Great Wrap film consists of starch extracted from potato peels mixed with other ingredients including used cooking oil and a starchy root vegetable called cassava.
The transparent packaging, which comes in colourful recycled-plastic dispensers, has similar textural and performance qualities to petroleum-based plastic clingfilm, the company claims.
"The starch is extracted from the waste and then plasticised with a bio-based product," explained Great Wrap's co-founder and co-CEO Julia Kay.
"The thermoplastic starch (TPS) is then compounded with used cooking oil, cassava and biopolymer additives to change the polymer structure so that it is suitable for stretch film," Kay added.
"We then heat the compounded pellets to melting temperature and extrude a stretch film."
The biopolymer additives are necessary to change the polymer structure and make the material stretchy so that it can be used to wrap boxes and keep food fresh, much like traditional plastic clingfilm.
"We searched the market and the literature for materials that were compostable yet had mechanical properties that could stack up to the current petroleum-based films," Kay said.
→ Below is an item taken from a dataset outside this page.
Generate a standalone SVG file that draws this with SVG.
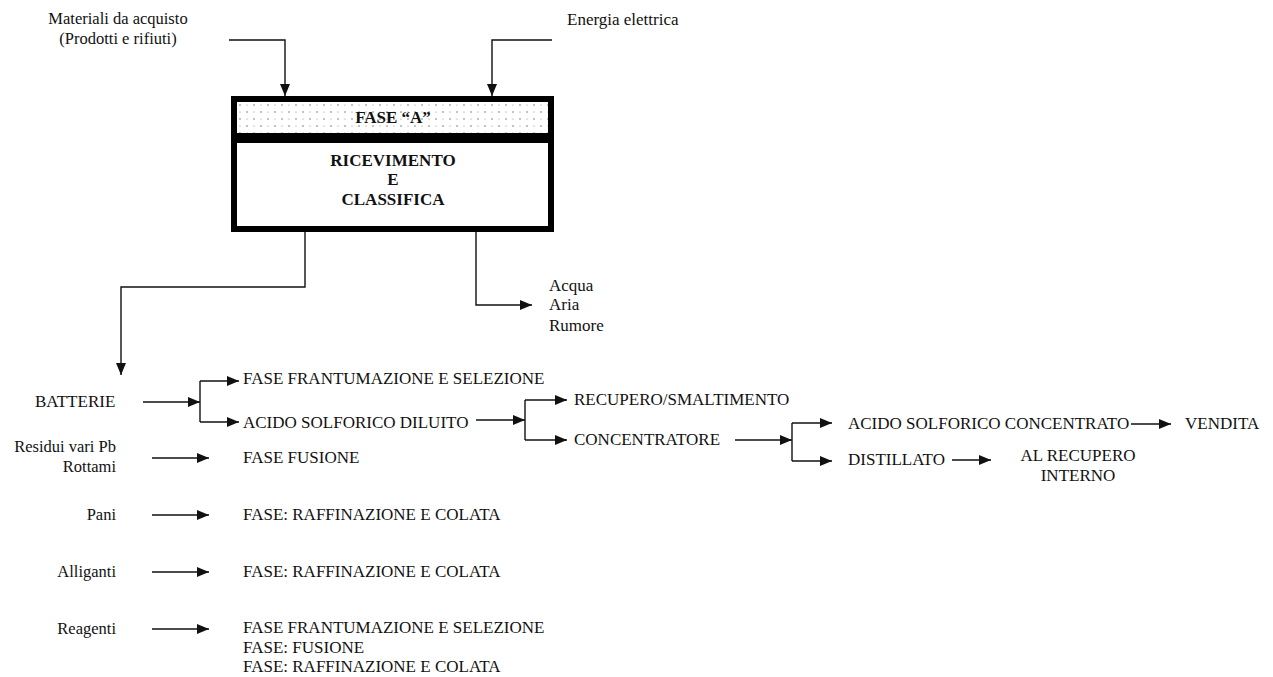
<svg xmlns="http://www.w3.org/2000/svg" width="1273" height="677" viewBox="0 0 1273 677" font-family="'Liberation Serif', 'DejaVu Serif', serif">
  <defs>
    <style>
      text { font-family: 'Liberation Serif', 'Times New Roman', Times, 'DejaVu Serif', serif; font-size: 17px; fill: #111; }
      .s { font-size: 16.5px; }
      .b { font-weight: bold; }
      .m { text-anchor: middle; }
      .r { text-anchor: end; }
      .ln { fill: none; stroke: #111; stroke-width: 1.4; }
      .ar { fill: none; stroke: #111; stroke-width: 1.4; marker-end: url(#head); }
    </style>
    <marker id="head" viewBox="0 0 12 10" refX="12" refY="5" markerWidth="12" markerHeight="10" markerUnits="userSpaceOnUse" orient="auto">
      <path d="M0,0 L12,5 L0,10 Z" fill="#111"/>
    </marker>
    <pattern id="dots" x="237" y="102" width="14" height="14" patternUnits="userSpaceOnUse">
      <circle cx="3" cy="3" r="0.7" fill="#555"/>
      <circle cx="10" cy="10" r="0.7" fill="#555"/>
      <circle cx="10" cy="3" r="0.6" fill="#888"/>
      <circle cx="3" cy="10" r="0.6" fill="#888"/>
    </pattern>
  </defs>
  <rect width="1273" height="677" fill="#fff"/>

  <!-- central phase box -->
  <g id="fase-a">
    <rect x="234" y="99" width="317" height="130" fill="#fff" stroke="#000" stroke-width="6"/>
    <rect x="237" y="102" width="311" height="31" fill="url(#dots)"/>
    <rect x="231" y="133" width="323" height="10" fill="#000"/>
    <text class="b m" x="393" y="123">FASE “A”</text>
    <text class="b m" x="393" y="166">RICEVIMENTO</text>
    <text class="b m" x="393" y="185">E</text>
    <text class="b m" x="393" y="205">CLASSIFICA</text>
  </g>

  <!-- inputs to the box -->
  <g id="input-materiali">
    <text class="s m" x="118" y="24">Materiali da acquisto</text>
    <text class="s m" x="118" y="44">(Prodotti e rifiuti)</text>
  </g>
  <g id="input-energia">
    <text x="567" y="25">Energia elettrica</text>
  </g>

  <!-- outputs -->
  <g id="emissioni">
    <text x="549" y="291">Acqua</text>
    <text x="549" y="310">Aria</text>
    <text x="549" y="331">Rumore</text>
  </g>

  <g id="batterie">
    <text x="35" y="407">BATTERIE</text>
  </g>
  <g id="batterie-out">
    <text x="243" y="384">FASE FRANTUMAZIONE E SELEZIONE</text>
    <text x="243" y="428">ACIDO SOLFORICO DILUITO</text>
  </g>
  <g id="acido-out">
    <text x="574" y="405">RECUPERO/SMALTIMENTO</text>
    <text x="574" y="445">CONCENTRATORE</text>
  </g>
  <g id="concentratore-out">
    <text x="848" y="429">ACIDO SOLFORICO CONCENTRATO</text>
    <text x="848" y="465">DISTILLATO</text>
  </g>
  <g id="vendita">
    <text x="1185" y="429">VENDITA</text>
  </g>
  <g id="recupero-interno">
    <text class="m" x="1078" y="461">AL RECUPERO</text>
    <text class="m" x="1078" y="481">INTERNO</text>
  </g>

  <g id="residui">
    <text class="s r" x="116" y="452">Residui vari Pb</text>
    <text class="s r" x="116" y="472">Rottami</text>
    <text x="243" y="463">FASE FUSIONE</text>
  </g>
  <g id="pani">
    <text class="s r" x="116" y="520">Pani</text>
    <text x="243" y="520">FASE: RAFFINAZIONE E COLATA</text>
  </g>
  <g id="alliganti">
    <text class="s r" x="116" y="577">Alliganti</text>
    <text x="243" y="577">FASE: RAFFINAZIONE E COLATA</text>
  </g>
  <g id="reagenti">
    <text class="s r" x="116" y="634">Reagenti</text>
    <text x="243" y="633">FASE FRANTUMAZIONE E SELEZIONE</text>
    <text x="243" y="653">FASE: FUSIONE</text>
    <text x="243" y="672">FASE: RAFFINAZIONE E COLATA</text>
  </g>

  <!-- connectors -->
  <g id="connectors">
    <path class="ar" d="M229,40 H285 V96"/>
    <path class="ar" d="M552,40 H492 V96"/>
    <path class="ar" d="M305,232 V287 H121 V375"/>
    <path class="ar" d="M476,232 V305 H532"/>

    <path class="ar" d="M143,402 H200"/>
    <path class="ln" d="M200,381 V422"/>
    <path class="ar" d="M200,381 H239"/>
    <path class="ar" d="M200,422 H239"/>

    <path class="ar" d="M476,420 H525"/>
    <path class="ln" d="M525,400 V440"/>
    <path class="ar" d="M525,400 H567"/>
    <path class="ar" d="M525,440 H567"/>

    <path class="ar" d="M735,440 H792"/>
    <path class="ln" d="M792,423 V461"/>
    <path class="ar" d="M792,423 H832"/>
    <path class="ar" d="M792,461 H832"/>

    <path class="ar" d="M1131,424 H1171"/>
    <path class="ar" d="M952,460 H991"/>

    <path class="ar" d="M152,458 H209"/>
    <path class="ar" d="M152,515 H209"/>
    <path class="ar" d="M152,572 H209"/>
    <path class="ar" d="M152,629 H209"/>
  </g>
</svg>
"We then looked at formulating available bioplastics and processing them in such a way that the final properties were comparable to existing products."
When the Great Wrap has reached the end of its life, Kay says it can be composted in landfills or home composting systems, where tests have certified it will break down within 180 days.
"Great Wrap breaks down the same way as food scraps, into food and energy for the microbes in your compost," Kay explained. "It goes perfectly with your organic waste to be composted into rich nutrient soil, ready to be repurposed."
However, the material cannot break down in marine environments. In an effort to rectify this, the company has been working with researchers at Melbourne's Monash University to find out how it can convert potato waste into polyhydroxyalkanoates (PHA).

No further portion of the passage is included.